Oggi viviamo a lungo, e spesso godiamo di un certo numero di buoni anni, più liberi dagli impegni e ancora in buona salute. Purtroppo c’è un rovescio della medaglia: molto più frequentemente che in passato, siamo colpiti da malattie degenerative, in particolare da demenze, che trasformano il vivere, o se vogliamo il lento morire, in un calvario, per noi e per gli altri. La demenza costituisce una delle emergenze sanitarie che i paesi con più alto tenore di vita si trovano ad affrontare, ed è molto probabile che in futuro questo fenomeno assumerà dimensioni ancor più drammatiche a causa del progressivo invecchiamento della popolazione e dell’aumento ulteriore dell’aspettativa di vita dei cittadini. Fra pochi anni, addirittura, la principale causa di morte sarà la demenza. L’incremento mondiale di ultrasessantenni previsto tra il 1990 e il 2030 è del 180%, con un aumento in valore assoluto da 488 milioni a 1,3 miliardi, e riguarda, sebbene in minor misura, anche i paesi in via di sviluppo.
La demenza è, in generale, una malattia lunga e invalidante. Per via di questo decorso, si stenta a considerarla una malattia terminale: tuttavia è noto che, per gradi, il paziente passa dall’autosufficienza alla completa assenza di competenza cognitiva, e poi al deperimento fisico e alla morte. Assistere un malato di demenza è impresa ardua e frustrante, perché spesso il paziente non riconosce i familiari e ha manifestazioni di aggressività. La maggior parte di questi vecchi muore nelle residenze sanitarie assistenziali (RSA), pensate per gli anziani disabili, dove è ancora raro il personale competente in cure di fine vita, e dove spesso il dolore (anche fisico) è sottovalutato e trascurato (non dimentichiamo la legge n. 38 del 2010, che stabilisce che l’accesso alle cure palliative sia un diritto per tutti). A volte, per poter far accedere un vecchio a un programma palliativo, si va cercando nel suo corpo un tumore che gli dia la possibilità di rientrare nella categoria dei malati oncologici e di avere un posto in hospice.

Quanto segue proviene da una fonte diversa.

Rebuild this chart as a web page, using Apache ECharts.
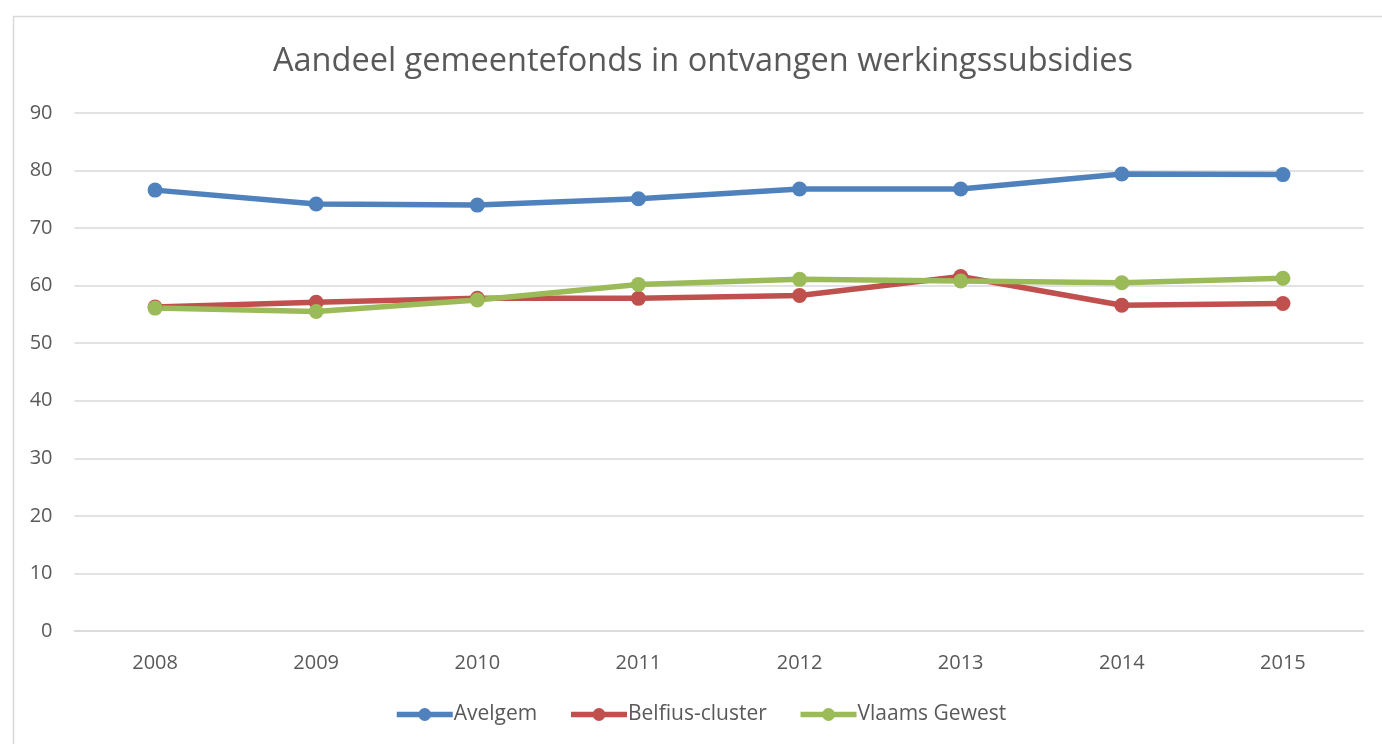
<!DOCTYPE html>
<html>
<head>
<meta charset="utf-8">
<script src="https://cdn.jsdelivr.net/npm/echarts@6/dist/echarts.min.js"></script>
<style>
  html, body { margin: 0; padding: 0; background: #ffffff; }
  #chart { width: 1382px; height: 744px; }
</style>
</head>
<body>
<div id="chart"></div>
<script>
// Jaren op de categorie-as
const years = ['2008', '2009', '2010', '2011', '2012', '2013', '2014', '2015'];

// Aandeel gemeentefonds (%) per reeks
const avelgem = [76.6, 74.2, 74.0, 75.1, 76.8, 76.8, 79.4, 79.3];
const belfiusCluster = [56.3, 57.1, 57.8, 57.8, 58.3, 61.6, 56.6, 56.9];
const vlaamsGewest = [56.1, 55.5, 57.5, 60.2, 61.1, 60.8, 60.5, 61.3];

const seriesNames = ['Avelgem', 'Belfius-cluster', 'Vlaams Gewest'];
const seriesColors = ['#4F81BD', '#C0504D', '#9BBB59'];

const FONT = '"Open Sans", "Liberation Sans", sans-serif';
const TEXT = '#595959';

const chart = echarts.init(document.getElementById('chart'), null, { renderer: 'canvas' });

function lineSeries(name, data, color) {
  return {
    name: name,
    type: 'line',
    data: data,
    symbol: 'circle',
    symbolSize: 15,
    lineStyle: { width: 5.5, color: color },
    itemStyle: { color: color },
    emphasis: { disabled: true },
    animation: false
  };
}

chart.setOption({
  backgroundColor: '#ffffff',
  color: seriesColors,
  graphic: [{
    type: 'rect',
    left: 11, top: 14,
    shape: { width: 1400, height: 760 },
    style: { fill: 'none', stroke: '#D9D9D9', lineWidth: 1.5 },
    silent: true,
    z: -1
  }],
  title: {
    text: 'Aandeel gemeentefonds in ontvangen werkingssubsidies',
    left: 268,
    top: 40,
    textStyle: { fontFamily: FONT, fontSize: 32.5, fontWeight: 'normal', color: TEXT }
  },
  legend: {
    data: seriesNames,
    bottom: 14,
    left: 389,
    itemWidth: 56,
    itemHeight: 16,
    itemGap: 31,
    lineStyle: { width: 5.5 },
    textStyle: { fontFamily: FONT, fontSize: 21, color: TEXT, padding: [0, 0, 0, -4] }
  },
  grid: {
    left: 74.5,
    right: 18.5,
    top: 113,
    bottom: 113,
    containLabel: false
  },
  xAxis: {
    type: 'category',
    data: years,
    boundaryGap: true,
    axisLine: { show: true, lineStyle: { color: '#D9D9D9', width: 1.5 } },
    axisTick: { show: false },
    axisLabel: { fontFamily: FONT, fontSize: 20, color: TEXT, margin: 22 }
  },
  yAxis: {
    type: 'value',
    min: 0,
    max: 90,
    interval: 10,
    axisLine: { show: false },
    axisTick: { show: false },
    splitLine: { lineStyle: { color: '#D9D9D9', width: 1.5 } },
    axisLabel: { fontFamily: FONT, fontSize: 20, color: TEXT, margin: 22 }
  },
  series: [
    lineSeries(seriesNames[0], avelgem, seriesColors[0]),
    lineSeries(seriesNames[1], belfiusCluster, seriesColors[1]),
    lineSeries(seriesNames[2], vlaamsGewest, seriesColors[2])
  ]
});
</script>
</body>
</html>
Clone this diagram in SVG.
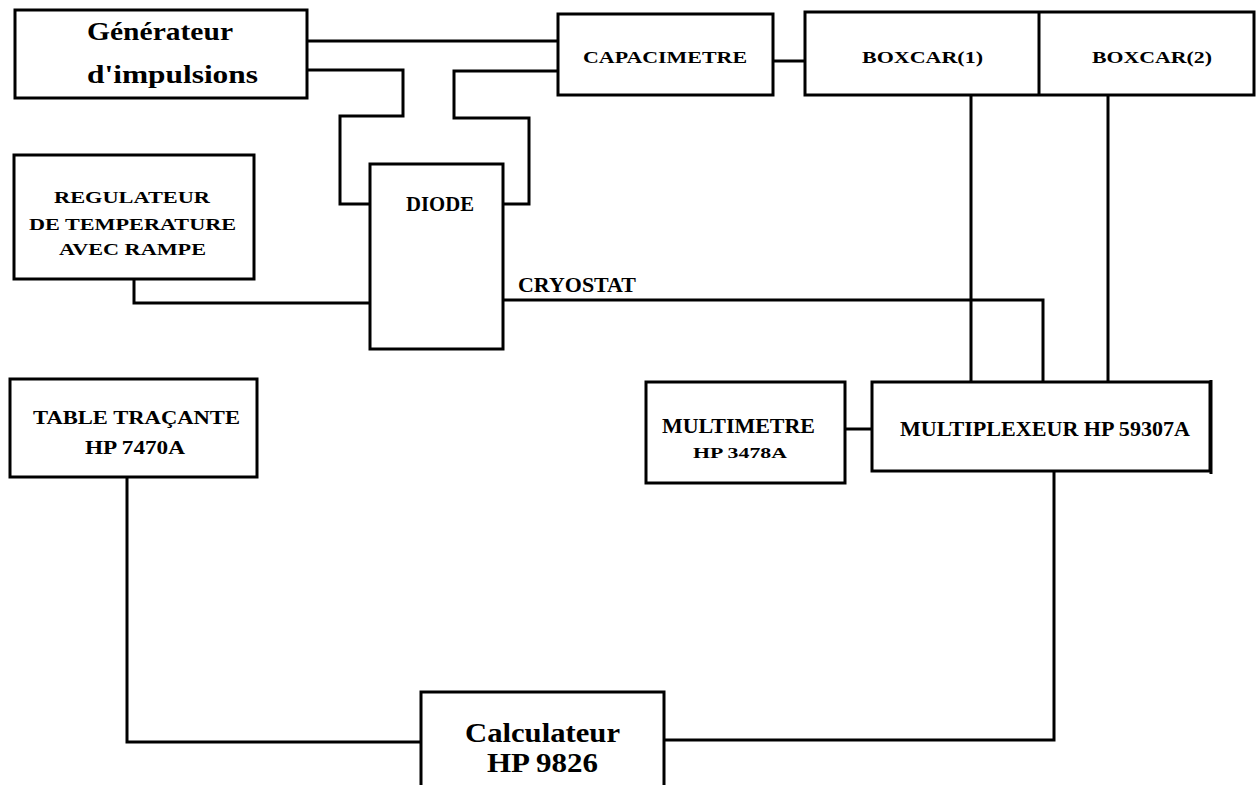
<svg xmlns="http://www.w3.org/2000/svg" width="1256" height="785" viewBox="0 0 1256 785">
<style>
.box{fill:#fff;stroke:#000;stroke-width:3}
.ln{fill:none;stroke:#000;stroke-width:3}
text{font-family:"Liberation Serif","Times New Roman",serif;font-weight:bold;fill:#000}
</style>
<rect width="1256" height="785" fill="#fff"/>
<g id="connectors">
<path class="ln" d="M307,41 H558"/>
<path class="ln" d="M307,70 H403 V116 H340 V204 H370"/>
<path class="ln" d="M558,71 H454 V118 H529 V204 H503"/>
<path class="ln" d="M773,61 H805"/>
<path class="ln" d="M971,95 V382"/>
<path class="ln" d="M1108,95 V382"/>
<path class="ln" d="M134,279 V303 H370"/>
<path class="ln" d="M503,300 H1043 V382"/>
<path class="ln" d="M845,429 H872"/>
<path class="ln" d="M127,477 V742 H421"/>
<path class="ln" d="M1054,471 V740 H664"/>
</g>
<g id="generateur">
<rect class="box" x="15" y="10" width="292" height="88"/>
<text x="87" y="40" font-size="25" textLength="146" lengthAdjust="spacingAndGlyphs">Générateur</text>
<text x="87" y="83" font-size="25" textLength="171" lengthAdjust="spacingAndGlyphs">d'impulsions</text>
</g>
<g id="capacimetre">
<rect class="box" x="558" y="14" width="215" height="81"/>
<text x="583" y="63" font-size="17" textLength="164" lengthAdjust="spacingAndGlyphs">CAPACIMETRE</text>
</g>
<g id="boxcar">
<rect class="box" x="805" y="12" width="449" height="83"/>
<path class="ln" d="M1039,12 V95"/>
<text x="862" y="63" font-size="17" textLength="121" lengthAdjust="spacingAndGlyphs">BOXCAR(1)</text>
<text x="1092" y="63" font-size="17" textLength="120" lengthAdjust="spacingAndGlyphs">BOXCAR(2)</text>
</g>
<g id="diode">
<rect class="box" x="370" y="164" width="133" height="185"/>
<text x="406" y="211" font-size="21" textLength="68" lengthAdjust="spacingAndGlyphs">DIODE</text>
</g>
<g id="regulateur">
<rect class="box" x="14" y="155" width="240" height="124"/>
<text x="54" y="203" font-size="17" textLength="156" lengthAdjust="spacingAndGlyphs">REGULATEUR</text>
<text x="29" y="230" font-size="17" textLength="207" lengthAdjust="spacingAndGlyphs">DE TEMPERATURE</text>
<text x="59" y="255" font-size="17" textLength="147" lengthAdjust="spacingAndGlyphs">AVEC RAMPE</text>
</g>
<g id="cryostat">
<text x="518" y="292" font-size="20" textLength="118" lengthAdjust="spacingAndGlyphs">CRYOSTAT</text>
</g>
<g id="table">
<rect class="box" x="10" y="379" width="247" height="98"/>
<text x="33" y="424" font-size="19" textLength="207" lengthAdjust="spacingAndGlyphs">TABLE TRAÇANTE</text>
<text x="85" y="454" font-size="19" textLength="100" lengthAdjust="spacingAndGlyphs">HP 7470A</text>
</g>
<g id="multimetre">
<rect class="box" x="646" y="382" width="199" height="101"/>
<text x="662" y="433" font-size="20" textLength="153" lengthAdjust="spacingAndGlyphs">MULTIMETRE</text>
<text x="693" y="458" font-size="15" textLength="94" lengthAdjust="spacingAndGlyphs">HP 3478A</text>
</g>
<g id="multiplexeur">
<rect class="box" x="872" y="382" width="338" height="89"/>
<path class="ln" d="M1211,380 V474"/>
<text x="900" y="436" font-size="21" textLength="290" lengthAdjust="spacingAndGlyphs">MULTIPLEXEUR HP 59307A</text>
</g>
<g id="calculateur">
<path class="ln" d="M421,786 V692 H664 V786"/>
<text x="465" y="742" font-size="27" textLength="155" lengthAdjust="spacingAndGlyphs">Calculateur</text>
<text x="487" y="772" font-size="27" textLength="111" lengthAdjust="spacingAndGlyphs">HP 9826</text>
</g>
</svg>
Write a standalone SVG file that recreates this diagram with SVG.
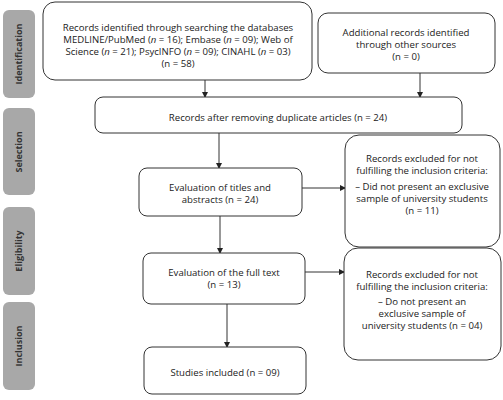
<svg xmlns="http://www.w3.org/2000/svg" width="503" height="400" viewBox="0 0 503 400">
<style>
.box{fill:#fff;stroke:#333;stroke-width:1}
.side{fill:#a8a8a8}
.st{font-family:"Open Sans","Liberation Sans",sans-serif;font-size:9px;font-weight:bold;fill:#333;text-anchor:middle}
.t{font-family:"Open Sans","Liberation Sans",sans-serif;font-size:9.6px;fill:#222;text-anchor:middle}
.c{stroke:#333;stroke-width:1;fill:none;marker-end:url(#a)}
</style>
<defs>
<marker id="a" markerWidth="6" markerHeight="6" refX="5" refY="3" orient="auto" markerUnits="userSpaceOnUse">
<path d="M0,0 L6,3 L0,6 Z" fill="#222"/>
</marker>
</defs>
<rect width="503" height="400" fill="#fff"/>
<g id="side-identification"><rect class="side" x="3" y="10" width="32" height="88" rx="6"/><text class="st" transform="translate(22,54) rotate(-90)">Identification</text></g>
<g id="side-selection"><rect class="side" x="3" y="108" width="32" height="87" rx="6"/><text class="st" transform="translate(22,152) rotate(-90)">Selection</text></g>
<g id="side-eligibility"><rect class="side" x="3" y="207" width="32" height="88" rx="6"/><text class="st" transform="translate(22,251) rotate(-90)">Eligibility</text></g>
<g id="side-inclusion"><rect class="side" x="3" y="302" width="32" height="88" rx="6"/><text class="st" transform="translate(22,346) rotate(-90)">Inclusion</text></g>

<g id="connectors">
<line class="c" x1="205" y1="80" x2="205" y2="97"/>
<line class="c" x1="420" y1="73" x2="420" y2="97"/>
<line class="c" x1="219" y1="133" x2="219" y2="168"/>
<line class="c" x1="302" y1="188" x2="345" y2="188"/>
<line class="c" x1="220" y1="216" x2="220" y2="253"/>
<line class="c" x1="305" y1="272" x2="344" y2="272"/>
<line class="c" x1="227" y1="304" x2="227" y2="347"/>
</g>

<g id="n1"><rect class="box" x="43" y="2" width="269" height="78" rx="12"/>
<text class="t" x="178" y="31">Records identified through searching the databases</text>
<text class="t" x="178" y="43">MEDLINE/PubMed (<tspan font-style="italic">n</tspan> = 16); Embase (<tspan font-style="italic">n</tspan> = 09); Web of</text>
<text class="t" x="178" y="55">Science (<tspan font-style="italic">n</tspan> = 21); PsycINFO (<tspan font-style="italic">n</tspan> = 09); CINAHL (<tspan font-style="italic">n</tspan> = 03)</text>
<text class="t" x="178" y="67">(n = 58)</text></g>

<g id="n2"><rect class="box" x="318" y="13" width="177" height="60" rx="10"/>
<text class="t" x="406" y="36">Additional records identified</text>
<text class="t" x="406" y="48">through other sources</text>
<text class="t" x="406" y="60">(n = 0)</text></g>

<g id="n3"><rect class="box" x="95" y="97" width="367" height="36" rx="8"/>
<text class="t" x="278" y="121">Records after removing duplicate articles (n = 24)</text></g>

<g id="n4"><rect class="box" x="139" y="168" width="163" height="48" rx="8"/>
<text class="t" x="220" y="191">Evaluation of titles and</text>
<text class="t" x="220" y="203">abstracts (n = 24)</text></g>

<g id="n5"><rect class="box" x="345" y="135" width="155" height="112" rx="14"/>
<text class="t" x="422" y="162">Records excluded for not</text>
<text class="t" x="422" y="174">fulfilling the inclusion criteria:</text>
<text class="t" x="422" y="190">– Did not present an exclusive</text>
<text class="t" x="422" y="202">sample of university students</text>
<text class="t" x="422" y="214">(n = 11)</text></g>

<g id="n6"><rect class="box" x="143" y="253" width="162" height="51" rx="8"/>
<text class="t" x="224" y="276">Evaluation of the full text</text>
<text class="t" x="224" y="288">(n = 13)</text></g>

<g id="n7"><rect class="box" x="344" y="248" width="157" height="112" rx="14"/>
<text class="t" x="422" y="278">Records excluded for not</text>
<text class="t" x="422" y="290">fulfilling the inclusion criteria:</text>
<text class="t" x="422" y="305">– Do not present an</text>
<text class="t" x="422" y="317">exclusive sample of</text>
<text class="t" x="422" y="329">university students (n = 04)</text></g>

<g id="n8"><rect class="box" x="144" y="347" width="162" height="47" rx="8"/>
<text class="t" x="225" y="376">Studies included (n = 09)</text></g>
</svg>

Credo che non possiamo lasciar andare le cose in questo modo, senza fare pressioni, anche politiche, per migliorare questa inquietante realtà, e senza trovare alternative, per la morte degli anziani, meno deprimenti della reclusione in RSA. Qualcuno di voi ha fatto esperienze che può condividere? E anche chi non ne ha fatte, cosa ne pensa?